(Entries with chart source code)
-=-=-=-=-

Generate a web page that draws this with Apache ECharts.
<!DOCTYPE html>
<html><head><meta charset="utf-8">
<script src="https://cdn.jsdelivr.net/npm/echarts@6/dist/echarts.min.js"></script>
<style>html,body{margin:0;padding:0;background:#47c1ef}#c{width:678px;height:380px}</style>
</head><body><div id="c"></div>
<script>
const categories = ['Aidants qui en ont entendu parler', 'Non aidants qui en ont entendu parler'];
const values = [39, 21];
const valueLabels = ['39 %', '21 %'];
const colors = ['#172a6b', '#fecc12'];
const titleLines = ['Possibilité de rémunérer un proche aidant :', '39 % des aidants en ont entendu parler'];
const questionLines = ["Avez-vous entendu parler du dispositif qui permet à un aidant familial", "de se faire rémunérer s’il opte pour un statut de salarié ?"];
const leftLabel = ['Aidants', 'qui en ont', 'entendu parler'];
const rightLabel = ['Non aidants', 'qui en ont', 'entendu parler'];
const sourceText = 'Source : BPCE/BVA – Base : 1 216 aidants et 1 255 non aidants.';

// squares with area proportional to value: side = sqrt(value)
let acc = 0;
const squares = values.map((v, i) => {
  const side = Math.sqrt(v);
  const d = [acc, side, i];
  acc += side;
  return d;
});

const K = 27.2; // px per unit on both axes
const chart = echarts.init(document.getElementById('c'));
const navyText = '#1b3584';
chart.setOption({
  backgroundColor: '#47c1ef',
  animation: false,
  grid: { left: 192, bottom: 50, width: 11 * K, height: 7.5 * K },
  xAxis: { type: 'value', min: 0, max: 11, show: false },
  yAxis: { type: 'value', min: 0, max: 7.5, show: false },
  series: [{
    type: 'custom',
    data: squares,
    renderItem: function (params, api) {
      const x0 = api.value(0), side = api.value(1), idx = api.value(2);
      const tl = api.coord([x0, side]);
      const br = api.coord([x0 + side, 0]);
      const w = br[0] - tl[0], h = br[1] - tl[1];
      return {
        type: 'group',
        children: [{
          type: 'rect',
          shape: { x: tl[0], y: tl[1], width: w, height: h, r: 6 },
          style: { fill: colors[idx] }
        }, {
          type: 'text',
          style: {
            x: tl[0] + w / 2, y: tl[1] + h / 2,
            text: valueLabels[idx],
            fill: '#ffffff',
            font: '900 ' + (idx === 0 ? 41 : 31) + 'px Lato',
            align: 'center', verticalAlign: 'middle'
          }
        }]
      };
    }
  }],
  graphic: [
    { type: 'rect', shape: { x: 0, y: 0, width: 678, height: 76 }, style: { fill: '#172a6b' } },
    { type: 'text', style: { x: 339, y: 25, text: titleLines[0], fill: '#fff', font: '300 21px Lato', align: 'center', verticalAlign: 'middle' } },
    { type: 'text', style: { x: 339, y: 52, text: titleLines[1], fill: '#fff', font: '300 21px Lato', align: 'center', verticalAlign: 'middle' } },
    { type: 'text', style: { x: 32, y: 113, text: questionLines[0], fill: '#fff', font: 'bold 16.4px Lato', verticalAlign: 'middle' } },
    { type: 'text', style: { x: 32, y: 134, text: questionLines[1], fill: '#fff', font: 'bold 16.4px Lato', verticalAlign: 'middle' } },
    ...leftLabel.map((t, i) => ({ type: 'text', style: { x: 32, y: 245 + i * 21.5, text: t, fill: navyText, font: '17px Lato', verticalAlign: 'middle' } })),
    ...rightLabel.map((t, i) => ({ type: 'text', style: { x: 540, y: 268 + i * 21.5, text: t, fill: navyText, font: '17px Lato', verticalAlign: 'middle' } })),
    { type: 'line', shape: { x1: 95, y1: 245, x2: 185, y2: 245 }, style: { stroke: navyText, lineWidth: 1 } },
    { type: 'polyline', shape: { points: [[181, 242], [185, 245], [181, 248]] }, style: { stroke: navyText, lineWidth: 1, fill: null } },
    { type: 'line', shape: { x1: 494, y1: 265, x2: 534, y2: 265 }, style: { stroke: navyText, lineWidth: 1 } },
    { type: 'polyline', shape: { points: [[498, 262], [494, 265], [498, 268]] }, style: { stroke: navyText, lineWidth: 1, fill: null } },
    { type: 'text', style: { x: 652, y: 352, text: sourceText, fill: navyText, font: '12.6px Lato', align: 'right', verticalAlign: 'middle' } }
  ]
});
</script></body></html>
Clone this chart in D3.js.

-=-=-=-=-

## [Given request]
Extract every line above exactly as it stands.

## [Solution to the problem]
Generate a web page that draws this with Apache ECharts.
<!DOCTYPE html>
<html><head><meta charset="utf-8">
<script src="https://cdn.jsdelivr.net/npm/echarts@6/dist/echarts.min.js"></script>
<style>html,body{margin:0;padding:0;background:#47c1ef}#c{width:678px;height:380px}</style>
</head><body><div id="c"></div>
<script>
const categories = ['Aidants qui en ont entendu parler', 'Non aidants qui en ont entendu parler'];
const values = [39, 21];
const valueLabels = ['39 %', '21 %'];
const colors = ['#172a6b', '#fecc12'];
const titleLines = ['Possibilité de rémunérer un proche aidant :', '39 % des aidants en ont entendu parler'];
const questionLines = ["Avez-vous entendu parler du dispositif qui permet à un aidant familial", "de se faire rémunérer s’il opte pour un statut de salarié ?"];
const leftLabel = ['Aidants', 'qui en ont', 'entendu parler'];
const rightLabel = ['Non aidants', 'qui en ont', 'entendu parler'];
const sourceText = 'Source : BPCE/BVA – Base : 1 216 aidants et 1 255 non aidants.';

// squares with area proportional to value: side = sqrt(value)
let acc = 0;
const squares = values.map((v, i) => {
  const side = Math.sqrt(v);
  const d = [acc, side, i];
  acc += side;
  return d;
});

const K = 27.2; // px per unit on both axes
const chart = echarts.init(document.getElementById('c'));
const navyText = '#1b3584';
chart.setOption({
  backgroundColor: '#47c1ef',
  animation: false,
  grid: { left: 192, bottom: 50, width: 11 * K, height: 7.5 * K },
  xAxis: { type: 'value', min: 0, max: 11, show: false },
  yAxis: { type: 'value', min: 0, max: 7.5, show: false },
  series: [{
    type: 'custom',
    data: squares,
    renderItem: function (params, api) {
      const x0 = api.value(0), side = api.value(1), idx = api.value(2);
      const tl = api.coord([x0, side]);
      const br = api.coord([x0 + side, 0]);
      const w = br[0] - tl[0], h = br[1] - tl[1];
      return {
        type: 'group',
        children: [{
          type: 'rect',
          shape: { x: tl[0], y: tl[1], width: w, height: h, r: 6 },
          style: { fill: colors[idx] }
        }, {
          type: 'text',
          style: {
            x: tl[0] + w / 2, y: tl[1] + h / 2,
            text: valueLabels[idx],
            fill: '#ffffff',
            font: '900 ' + (idx === 0 ? 41 : 31) + 'px Lato',
            align: 'center', verticalAlign: 'middle'
          }
        }]
      };
    }
  }],
  graphic: [
    { type: 'rect', shape: { x: 0, y: 0, width: 678, height: 76 }, style: { fill: '#172a6b' } },
    { type: 'text', style: { x: 339, y: 25, text: titleLines[0], fill: '#fff', font: '300 21px Lato', align: 'center', verticalAlign: 'middle' } },
    { type: 'text', style: { x: 339, y: 52, text: titleLines[1], fill: '#fff', font: '300 21px Lato', align: 'center', verticalAlign: 'middle' } },
    { type: 'text', style: { x: 32, y: 113, text: questionLines[0], fill: '#fff', font: 'bold 16.4px Lato', verticalAlign: 'middle' } },
    { type: 'text', style: { x: 32, y: 134, text: questionLines[1], fill: '#fff', font: 'bold 16.4px Lato', verticalAlign: 'middle' } },
    ...leftLabel.map((t, i) => ({ type: 'text', style: { x: 32, y: 245 + i * 21.5, text: t, fill: navyText, font: '17px Lato', verticalAlign: 'middle' } })),
    ...rightLabel.map((t, i) => ({ type: 'text', style: { x: 540, y: 268 + i * 21.5, text: t, fill: navyText, font: '17px Lato', verticalAlign: 'middle' } })),
    { type: 'line', shape: { x1: 95, y1: 245, x2: 185, y2: 245 }, style: { stroke: navyText, lineWidth: 1 } },
    { type: 'polyline', shape: { points: [[181, 242], [185, 245], [181, 248]] }, style: { stroke: navyText, lineWidth: 1, fill: null } },
    { type: 'line', shape: { x1: 494, y1: 265, x2: 534, y2: 265 }, style: { stroke: navyText, lineWidth: 1 } },
    { type: 'polyline', shape: { points: [[498, 262], [494, 265], [498, 268]] }, style: { stroke: navyText, lineWidth: 1, fill: null } },
    { type: 'text', style: { x: 652, y: 352, text: sourceText, fill: navyText, font: '12.6px Lato', align: 'right', verticalAlign: 'middle' } }
  ]
});
</script></body></html>
Clone this chart in D3.js.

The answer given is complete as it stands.